I’m not sure I understand, especially the second part. Why would you set n_workers*threads equal to 2 times the number of core? And is this enough to prevent memory problems?

In Delayed case, I see no reason Dask would start more than n_workers*threads_per_worker tasks…

Hi @guillaumeeb, many thanks for your input.

I thinks so. Since I don’t have any reference of what the optimal runtime should be I just looked out for every resource being used to its full potential, and with this configuration the cpu util stays at 100% and runtimes impoved as described. The only doubt I have is caused by unlabeled runtime in the dask profile (i.e. the difference between the runtime of the whole delayed function, and the sum of all its components).

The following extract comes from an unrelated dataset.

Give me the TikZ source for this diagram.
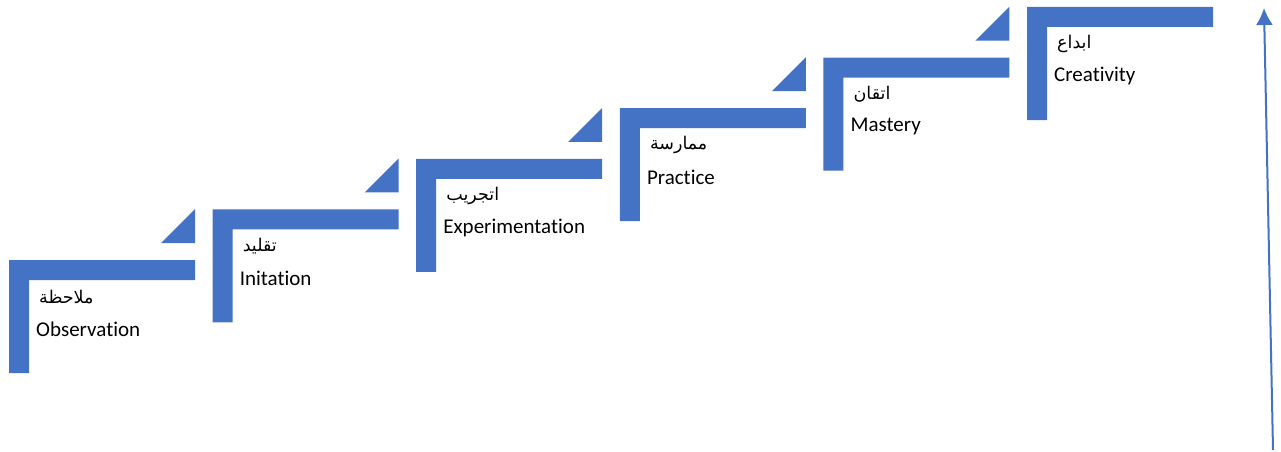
\documentclass[tikz,border=0pt]{standalone}
\usepackage{fontspec}
\setmainfont{Carlito}[Ligatures={NoCommon,NoRare,NoContextual}]
\newfontfamily\arabicfont[Script=Arabic]{DejaVu Sans}
\TeXXeTstate=1
\definecolor{stepblue}{HTML}{4472C4}
\tikzset{
  stepshape/.style={fill=stepblue, draw=none},
  entext/.style={anchor=west, inner sep=0pt, font=\fontsize{21}{25}\selectfont},
  artext/.style={anchor=west, inner sep=0pt, font=\arabicfont\fontsize{17.5}{21}\selectfont},
  growarrow/.style={draw=stepblue, line width=2pt, -{Latex[length=17pt,width=17pt]}}
}
\usetikzlibrary{arrows.meta}
\begin{document}
\begin{tikzpicture}[x=1pt,y=1pt]
\useasboundingbox (0,0) rectangle (1281,451);
\foreach \i/\ar/\en [count=\n from 0] in {
  0/{ملاحظة}/Observation,
  1/{تقليد}/Initation,
  2/{اتجريب}/Experimentation,
  3/{ممارسة}/Practice,
  4/{اتقان}/Mastery,
  5/{ابداع}/Creativity}{
  \pgfmathsetmacro{\L}{9+203.6*\i}
  \pgfmathsetmacro{\T}{191+50.6*\i}
  \fill[stepshape] (\L,\T) -- ++(186,0) -- ++(0,-20) -- ++(-166,0) -- ++(0,-93) -- ++(-20,0) -- cycle;
  \ifnum\i<5
    \fill[stepshape] (\L+186,\T+17) -- (\L+186,\T+51) -- (\L+152,\T+17) -- cycle;
  \fi
  \node[artext] (ar\i) at (\L+30,\T-37) {\beginR\ar\endR};
  \node[entext] (en\i) at (\L+27,\T-69) {\en};
}
\coordinate (arrowfoot) at (1273,1);
\coordinate (arrowtip) at (1264,443);
\draw[growarrow] (arrowfoot) -- (arrowtip);
\end{tikzpicture}
\end{document}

What causes this? Thats the first time I have this kind of problem, and I have been using the same standard libaries (numpy, scipy, skimage, pandas) for many other (although smaller) applications.

Is that a problem, does it matter for the performance or the automatic optimisation of the memory usage?

You are correct, if I provide these arguments dask only starts n_workers*threads_per_worker tasks and this was one strategy of limiting the amount of data loaded at once, so that dask does not run out of memory. The idea behind n_workers*threads_per_worker = 2x #cores was that the memory is not the limiting factor, then I would expect this to be the maximum number of tasks the cpu can process (2x because of hyperthreading) and therefore starting any more tasks in parallel would not be faster. And i noticed that if I start dask without providing these arguments (I suspect it chooses them automatically on the workload and machine) it starts much more tasks (which in theory can’t be processed faster anyway), to the point were it has to kill workers because it always runs over the memory limit with all its workers.

more general
is the general concept flawed and I should go back do do many of the mall steps with dask? But how can I tell dask to not move data between workers all the time and how minimize the overhead of having a graph with potentially hundreads of thousands of function calls?

Well, it really depends on your Python code and what you are doing. Not an expert here.

I don’t think this is a problem.

Dask has some rule for choosing the right amount of process/threads per defauts, but the resulting n_workers*threads_per_worker should be equal to the number of cores on your machine, so I’m a little surprised by what you are saying.

No, I think this is the right approach! If high level parallelization is enough, stick with it!